CUDA FFT bug when 0 threads launched FFT fails whenever kernel launched with 0 threads

I’ve identified a bug in CUDA. Basically if you try to run an FFT after you launch a kernel with 0 threads the FFT fails.

Please observe the following fft.cu code example. This is for cuda 2.1 by the way.

[codebox]

#include <stdio.h>

#include <math_functions.h>

#include “cublas.h”

#include “cufft.h”

#include “cutil.h”

global void vec_set(float *v, unsigned off)

{

unsigned j = threadIdx.x + blockIdx.x * blockDim.x + off ;

unsigned j2 = j << 1 ;

v[j2] = 1.0 ;

v[j2+1] = 0.0 ;

}

int main(int argc, char *argv)

{

char ch ;

cublasInit() ;

#define NX 256

#define BATCH 1

dim3 block ;

dim3 grid ;

dim3 residual ;

block.x = NX ;

block.y = BATCH ;

grid.x = 1 ;

residual.x = 0 ;

residual.y = block.y ;

cufftHandle plan ;

cufftComplex *data ;

cudaMalloc((void**)&data, sizeof(cufftComplex)NXBATCH);

/* Create a 1D FFT plan. */

cufftPlan1d(&plan, NX, CUFFT_C2C, BATCH);

/* run a kernel */

vec_set<<<grid,block>>>((float *)data, 0) ;

/* a kernel with 0 threads. The next statement causes the FFT to fail */

vec_set<<<1,residual>>>((float *)data, block.x * grid.x) ;

/* Use the CUFFT plan to transform the signal in place. */

cufftExecC2C(plan, data, data, CUFFT_FORWARD);

/* Inverse transform the signal in place. */

cufftExecC2C(plan, data, data, CUFFT_INVERSE);

cublasShutdown() ;

printf(“Goodbye Cruel World\n”) ;

ch = getchar() ;

}

[/codebox]

The kernel launched with the residual dim3 box that has the zero dimension appears to be the culprit.

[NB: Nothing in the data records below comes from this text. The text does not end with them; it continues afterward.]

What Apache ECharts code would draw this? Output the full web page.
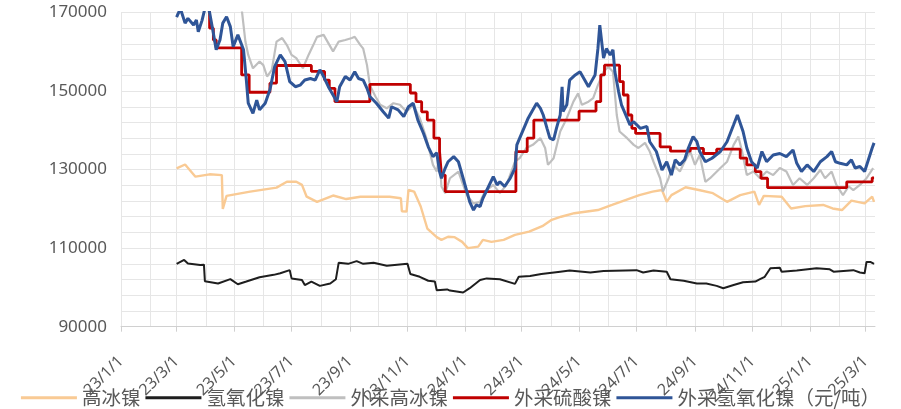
<!DOCTYPE html>
<html>
<head>
<meta charset="utf-8">
<script src="https://cdn.jsdelivr.net/npm/echarts@6/dist/echarts.min.js"></script>
<style>
html,body{margin:0;padding:0;background:#fff;}
#c{width:901px;height:409px;}
</style>
</head>
<body>
<div id="c"></div>
<script>
// ---- Data ----
const startDate = '2023-01-01';
const endDate = '2025-03-11';
const legendNames = ['高冰镍', '氢氧化镍', '外采高冰镍', '外采硫酸镍', '外采氢氧化镍（元/吨）'];
const yTicks = [90000, 110000, 130000, 150000, 170000];

const gaoBingNie = [
['2023-03-01',130300],['2023-03-10',131300],['2023-03-21',128200],['2023-04-05',128800],['2023-04-18',128600],
['2023-04-19',120000],['2023-04-23',123300],['2023-05-18',124400],['2023-06-15',125400],['2023-06-26',126900],
['2023-07-06',126900],['2023-07-12',126100],['2023-07-17',123100],['2023-07-28',121800],['2023-08-14',123400],
['2023-08-28',122500],['2023-09-12',123100],['2023-10-13',123100],['2023-10-25',122700],['2023-10-26',119400],
['2023-10-31',119300],['2023-11-02',124800],['2023-11-08',124400],['2023-11-15',120600],['2023-11-22',115000],
['2023-12-02',112800],['2023-12-07',112100],['2023-12-14',112900],['2023-12-21',112800],['2023-12-29',111600],
['2024-01-04',110000],['2024-01-15',110400],['2024-01-20',112100],['2024-01-29',111600],['2024-02-11',112100],
['2024-02-23',113400],['2024-03-09',114200],['2024-03-23',115600],['2024-04-02',117200],['2024-04-12',118000],
['2024-04-26',118900],['2024-05-21',119700],['2024-06-05',121000],['2024-06-14',121800],['2024-07-04',123500],
['2024-07-18',124400],['2024-07-28',124800],['2024-08-02',121800],['2024-08-07',123500],['2024-08-22',125500],
['2024-09-05',124800],['2024-09-20',124000],['2024-10-05',121800],['2024-10-19',123500],['2024-11-03',124400],
['2024-11-08',121000],['2024-11-13',123300],['2024-12-02',123100],['2024-12-12',120100],['2024-12-27',120700],
['2025-01-15',121000],['2025-01-25',120100],['2025-02-04',119700],['2025-02-14',122100],['2025-02-28',121400],
['2025-03-08',123100],['2025-03-10',121800]
];

const qingYangHuaNie = [
['2023-03-01',106000],['2023-03-09',107000],['2023-03-13',106100],['2023-03-26',105700],['2023-03-30',105800],
['2023-03-31',101600],['2023-04-14',101000],['2023-04-27',102100],['2023-05-05',100800],['2023-05-14',101500],
['2023-05-28',102600],['2023-06-12',103200],['2023-06-19',103600],['2023-06-29',104400],['2023-07-01',102300],
['2023-07-12',101900],['2023-07-15',100600],['2023-07-22',101500],['2023-07-31',100400],['2023-08-11',101000],
['2023-08-17',102100],['2023-08-20',106300],['2023-08-30',106000],['2023-09-08',106700],['2023-09-15',106000],
['2023-09-26',106300],['2023-10-10',105500],['2023-11-01',106000],['2023-11-04',103400],['2023-11-14',102700],
['2023-11-23',101700],['2023-11-30',101500],['2023-12-02',99300],['2023-12-13',99500],['2023-12-16',99200],
['2023-12-30',98700],['2024-01-06',99800],['2024-01-17',101900],['2024-01-24',102300],['2024-02-07',102100],
['2024-02-23',100900],['2024-02-27',102700],['2024-03-10',102900],['2024-03-22',103400],['2024-04-11',104000],
['2024-04-21',104300],['2024-05-13',103800],['2024-05-27',104200],['2024-07-01',104400],['2024-07-08',103800],
['2024-07-19',104300],['2024-08-02',104000],['2024-08-06',102100],['2024-08-20',101700],['2024-09-03',101000],
['2024-09-13',101000],['2024-09-24',100400],['2024-10-01',99800],['2024-10-12',100600],['2024-10-22',101300],
['2024-11-04',101500],['2024-11-09',102100],['2024-11-14',102700],['2024-11-20',104900],['2024-11-30',105000],
['2024-12-02',104000],['2024-12-18',104300],['2025-01-08',104900],['2025-01-22',104600],['2025-01-26',104000],
['2025-02-16',104400],['2025-02-23',103800],['2025-02-28',103600],['2025-03-02',106500],['2025-03-06',106500],
['2025-03-10',106000]
];

const waiCaiGaoBingNie = [
['2023-03-01',178000],['2023-05-09',171000],['2023-05-13',162600],['2023-05-16',159200],['2023-05-21',155800],
['2023-05-28',157500],['2023-06-01',156600],['2023-06-05',153700],['2023-06-10',155400],['2023-06-15',162600],
['2023-06-21',163500],['2023-06-26',161700],['2023-07-01',159200],['2023-07-06',158400],['2023-07-13',155800],
['2023-07-19',159200],['2023-07-24',161700],['2023-07-28',163800],['2023-08-04',164300],['2023-08-09',162200],
['2023-08-14',160100],['2023-08-20',162600],['2023-08-27',163000],['2023-09-03',163500],['2023-09-06',163800],
['2023-09-12',161700],['2023-09-15',160800],['2023-09-19',156600],['2023-09-22',151500],['2023-09-28',148600],
['2023-10-03',146500],['2023-10-10',145600],['2023-10-17',146900],['2023-10-24',146500],['2023-10-31',144700],
['2023-11-07',146500],['2023-11-14',143100],['2023-11-21',138000],['2023-11-28',131200],['2023-12-02',129500],
['2023-12-05',132900],['2023-12-07',125700],['2023-12-11',124000],['2023-12-16',127800],['2023-12-25',129500],
['2023-12-30',126100],['2024-01-03',123500],['2024-01-10',121400],['2024-01-17',121800],['2024-01-22',124400],
['2024-01-31',126100],['2024-02-07',124000],['2024-02-14',126100],['2024-02-23',132000],['2024-02-28',132900],
['2024-03-06',135500],['2024-03-13',136300],['2024-03-21',138000],['2024-03-26',135500],['2024-03-29',131200],
['2024-04-04',132900],['2024-04-11',139700],['2024-04-18',143100],['2024-04-25',147300],['2024-04-30',149400],
['2024-05-04',146500],['2024-05-11',147300],['2024-05-16',148200],['2024-05-21',151500],['2024-05-27',154900],
['2024-06-01',156200],['2024-06-06',154900],['2024-06-10',143900],['2024-06-13',139700],['2024-06-21',138000],
['2024-06-28',136300],['2024-07-03',135500],['2024-07-10',136800],['2024-07-15',134600],['2024-07-19',132000],
['2024-07-26',127800],['2024-07-29',124400],['2024-08-04',127800],['2024-08-09',131200],['2024-08-16',129500],
['2024-08-21',132000],['2024-08-27',134600],['2024-09-01',131200],['2024-09-06',133700],['2024-09-12',126900],
['2024-09-17',127800],['2024-09-28',130400],['2024-10-05',132000],['2024-10-12',136300],['2024-10-17',138400],
['2024-10-21',134600],['2024-10-26',128600],['2024-11-02',129500],['2024-11-09',127800],['2024-11-16',129500],
['2024-11-23',128600],['2024-11-30',130400],['2024-12-07',129500],['2024-12-14',126100],['2024-12-21',127800],
['2024-12-29',126100],['2025-01-05',127800],['2025-01-12',129900],['2025-01-17',127800],['2025-01-24',129500],
['2025-01-29',126100],['2025-02-05',123500],['2025-02-11',125700],['2025-02-16',124800],['2025-02-23',126100],
['2025-03-02',127800],['2025-03-09',130400]
];

// step series: value holds from its date until the next date
const waiCaiLiuSuanNie = [
['2023-03-01',176000],['2023-04-05',166000],['2023-04-09',163000],['2023-04-12',161000],['2023-05-09',154100],
['2023-05-17',149700],['2023-06-08',152000],['2023-06-15',156500],['2023-07-22',155000],['2023-08-05',152800],
['2023-08-10',150700],['2023-08-16',147300],['2023-09-22',151700],['2023-11-04',149500],['2023-11-10',147300],
['2023-11-16',144700],['2023-11-22',142600],['2023-11-29',138000],['2023-12-05',134600],['2023-12-07',128600],
['2023-12-11',124400],['2024-02-24',134600],['2024-03-07',138000],['2024-03-14',142600],['2024-05-01',144900],
['2024-05-19',147300],['2024-05-24',154100],['2024-05-28',156600],['2024-06-13',152400],['2024-06-17',149000],
['2024-06-22',143900],['2024-06-26',140500],['2024-06-30',139200],['2024-07-26',135800],['2024-08-06',134700],
['2024-08-27',135400],['2024-09-10',134100],['2024-09-24',135200],['2024-10-19',132900],['2024-10-26',131200],
['2024-11-04',129500],['2024-11-10',127800],['2024-11-17',125400],['2025-02-09',126900],['2025-03-08',127900],
['2025-03-10',127900]
];

const waiCaiQingYangHuaNie = [
['2023-03-01',168800],['2023-03-05',171000],['2023-03-10',167300],['2023-03-13',168500],['2023-03-19',166800],
['2023-03-22',168100],['2023-03-24',165100],['2023-03-28',168000],['2023-03-31',171000],['2023-04-03',172000],
['2023-04-05',170000],['2023-04-09',164700],['2023-04-12',160500],['2023-04-16',163000],['2023-04-19',167300],
['2023-04-23',168900],['2023-04-27',166400],['2023-04-30',161300],['2023-05-05',164300],['2023-05-11',160500],
['2023-05-14',152800],['2023-05-16',146900],['2023-05-21',144300],['2023-05-25',147700],['2023-05-28',145200],
['2023-06-03',146900],['2023-06-08',150300],['2023-06-13',156200],['2023-06-19',159200],['2023-06-24',157500],
['2023-06-29',152400],['2023-07-05',151100],['2023-07-10',151500],['2023-07-15',152800],['2023-07-21',153200],
['2023-07-26',152800],['2023-07-31',155400],['2023-08-04',153700],['2023-08-09',151100],['2023-08-14',149000],
['2023-08-18',147300],['2023-08-21',151100],['2023-08-27',153700],['2023-09-01',152800],['2023-09-06',154900],
['2023-09-10',153200],['2023-09-15',152800],['2023-09-19',150700],['2023-09-22',148600],['2023-09-29',146900],
['2023-10-06',144800],['2023-10-12',143100],['2023-10-15',146000],['2023-10-22',145200],['2023-10-28',143500],
['2023-11-02',146000],['2023-11-07',146900],['2023-11-12',142600],['2023-11-18',139200],['2023-11-23',135800],
['2023-11-28',133300],['2023-12-02',134300],['2023-12-05',129500],['2023-12-07',127800],['2023-12-11',130400],
['2023-12-14',132000],['2023-12-20',133300],['2023-12-25',132000],['2023-12-30',127800],['2024-01-03',124400],
['2024-01-06',121800],['2024-01-10',119700],['2024-01-13',121000],['2024-01-17',120600],['2024-01-20',122700],
['2024-01-26',125700],['2024-01-31',128200],['2024-02-04',126100],['2024-02-07',126900],['2024-02-12',125700],
['2024-02-18',127800],['2024-02-23',130400],['2024-02-25',136300],['2024-02-28',138000],['2024-03-05',141400],
['2024-03-08',143100],['2024-03-12',144800],['2024-03-17',146900],['2024-03-21',145600],['2024-03-24',143900],
['2024-03-28',140500],['2024-03-31',138000],['2024-04-04',137600],['2024-04-07',140500],['2024-04-11',143900],
['2024-04-13',151100],['2024-04-14',144800],['2024-04-18',146500],['2024-04-21',152800],['2024-04-27',154100],
['2024-05-02',154900],['2024-05-07',152800],['2024-05-11',151100],['2024-05-14',152400],['2024-05-18',154100],
['2024-05-21',160800],['2024-05-23',166800],['2024-05-25',166800],['2024-05-27',158400],['2024-05-30',160800],
['2024-06-03',159200],['2024-06-06',160500],['2024-06-08',154900],['2024-06-12',149800],['2024-06-15',146500],
['2024-06-21',143100],['2024-06-24',141400],['2024-06-28',142200],['2024-07-05',140500],['2024-07-12',141000],
['2024-07-15',137100],['2024-07-22',134600],['2024-07-28',129900],['2024-08-02',132000],['2024-08-07',128600],
['2024-08-11',132500],['2024-08-16',131200],['2024-08-21',132500],['2024-08-25',135500],['2024-08-30',138400],
['2024-09-03',137100],['2024-09-06',134600],['2024-09-12',132000],['2024-09-19',132900],['2024-09-28',134600],
['2024-10-05',137100],['2024-10-12',141400],['2024-10-16',143900],['2024-10-19',141800],['2024-10-22',139700],
['2024-10-26',135500],['2024-10-31',132000],['2024-11-06',130400],['2024-11-11',134600],['2024-11-16',132000],
['2024-11-23',133700],['2024-11-30',134100],['2024-12-07',133300],['2024-12-14',135000],['2024-12-18',131600],
['2024-12-23',129500],['2024-12-29',131200],['2025-01-05',129500],['2025-01-12',132000],['2025-01-19',133300],
['2025-01-24',134600],['2025-01-28',132000],['2025-02-02',131600],['2025-02-09',131200],['2025-02-14',132500],
['2025-02-18',130400],['2025-02-23',130800],['2025-02-28',129500],['2025-03-04',132500],['2025-03-08',135500],
['2025-03-10',136800]
];

// ---- Build daily category axis ----
function pad(n){return n<10?'0'+n:''+n;}
function buildDays(s, e){
  const out=[]; const d=new Date(s+'T00:00:00Z'); const end=new Date(e+'T00:00:00Z');
  while(d<=end){out.push(d.getUTCFullYear()+'-'+pad(d.getUTCMonth()+1)+'-'+pad(d.getUTCDate())); d.setUTCDate(d.getUTCDate()+1);}
  return out;
}
const days = buildDays(startDate, endDate);
const isMonthStart = v => v.slice(8) === '01';
const isLabelDay = v => isMonthStart(v) && (parseInt(v.slice(5,7),10) % 2 === 1);
const fmtLabel = v => v.slice(2,4)+'/'+parseInt(v.slice(5,7),10)+'/'+parseInt(v.slice(8),10);

const textColor = '#595959';
const gridColor = '#E6E6E6';
const colors = ['#F9CA94', '#1E1E1E', '#BFBFBF', '#C00000', '#2F5597'];
const widths = [2.4, 2, 2.2, 2.8, 3];
const seriesData = [gaoBingNie, qingYangHuaNie, waiCaiGaoBingNie, waiCaiLiuSuanNie, waiCaiQingYangHuaNie];

const chart = echarts.init(document.getElementById('c'), null, {renderer:'canvas'});
chart.setOption({
  animation:false,
  backgroundColor:'#fff',
  grid:{left:121, right:26, top:12.5, bottom:82.3, containLabel:false},
  legend:{
    data:legendNames.map(n=>({name:n, icon:'rect'})), top:388, left:'center', padding:0,
    itemWidth:56, itemHeight:3, itemGap:5,
    textStyle:{color:textColor, fontSize:19.5, fontFamily:'"Noto Sans CJK SC", sans-serif'}
  },
  xAxis:{
    type:'category', data:days, boundaryGap:false,
    axisLine:{show:true, lineStyle:{color:'#D0D0D0', width:1}},
    axisTick:{show:true, length:5, interval:(i,v)=>isLabelDay(v), lineStyle:{color:'#D0D0D0'}},
    axisLabel:{interval:(i,v)=>isLabelDay(v), rotate:45, margin:32, color:textColor, fontSize:16,
      fontFamily:'"Noto Sans", sans-serif', formatter:fmtLabel},
    splitLine:{show:true, interval:(i,v)=>isMonthStart(v), lineStyle:{color:gridColor, width:1}}
  },
  yAxis:{
    type:'value', min:yTicks[0], max:yTicks[yTicks.length-1], interval:20000,
    axisLine:{show:false}, axisTick:{show:false},
    axisLabel:{color:textColor, fontSize:17, margin:14, fontFamily:'"Noto Sans", sans-serif',
      formatter:v=>String(v)},
    splitLine:{show:true, lineStyle:{color:gridColor, width:1}},
    minorTick:{show:false, splitNumber:5},
    minorSplitLine:{show:true, lineStyle:{color:gridColor, width:1}}
  },
  series: seriesData.map((d,i)=>({
    name:legendNames[i], type:'line', data:d, symbol:'none', showSymbol:false,
    step: i===3 ? 'end' : false, clip:true,
    lineStyle:{color:colors[i], width:widths[i]}, itemStyle:{color:colors[i]}
  }))
});
</script>
</body>
</html>
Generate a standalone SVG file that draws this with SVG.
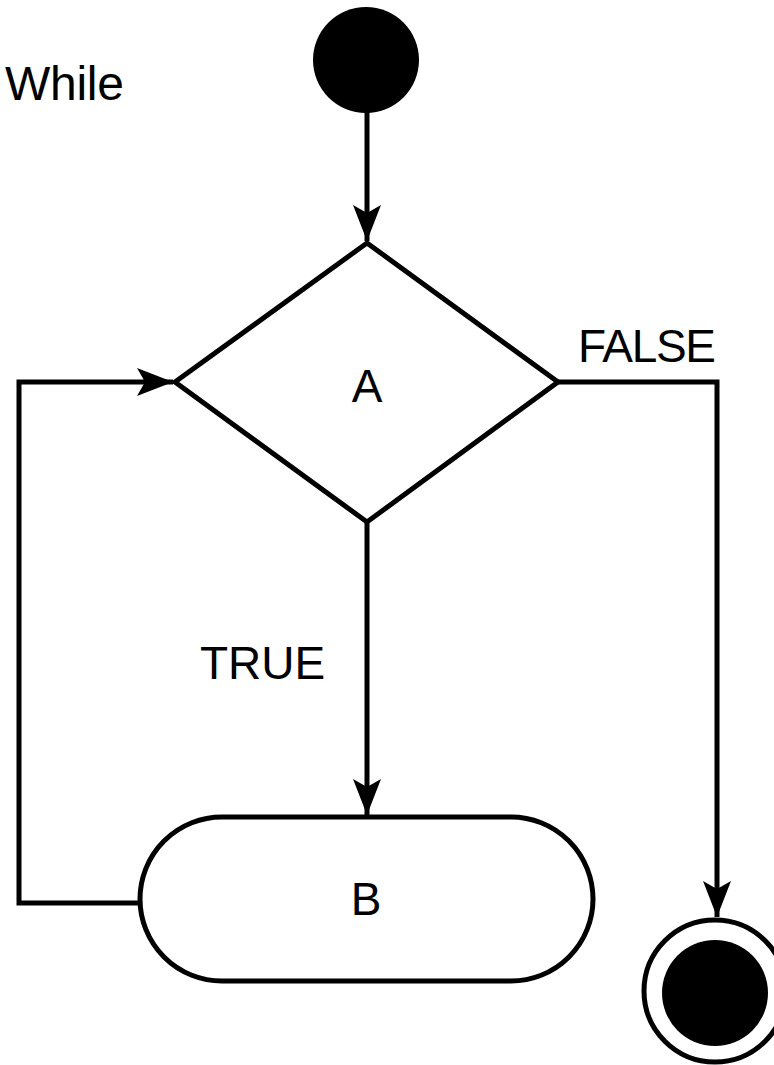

Execution fails with these errors:

cufft: ERROR: D:/Bld/rel/gpgpu/toolkit/r2.1/cufft/src/execute.cu, line 1070

cufft: ERROR: CUFFT_EXEC_FAILED

cufft: ERROR: D:/Bld/rel/gpgpu/toolkit/r2.1/cufft/src/cufft.cu, line 151

cufft: ERROR: CUFFT_EXEC_FAILED

Goodbye Cruel World

By the way the 0 threads instantiation has worked in all other contexts with nary a problem. So far it only kills the FFT call.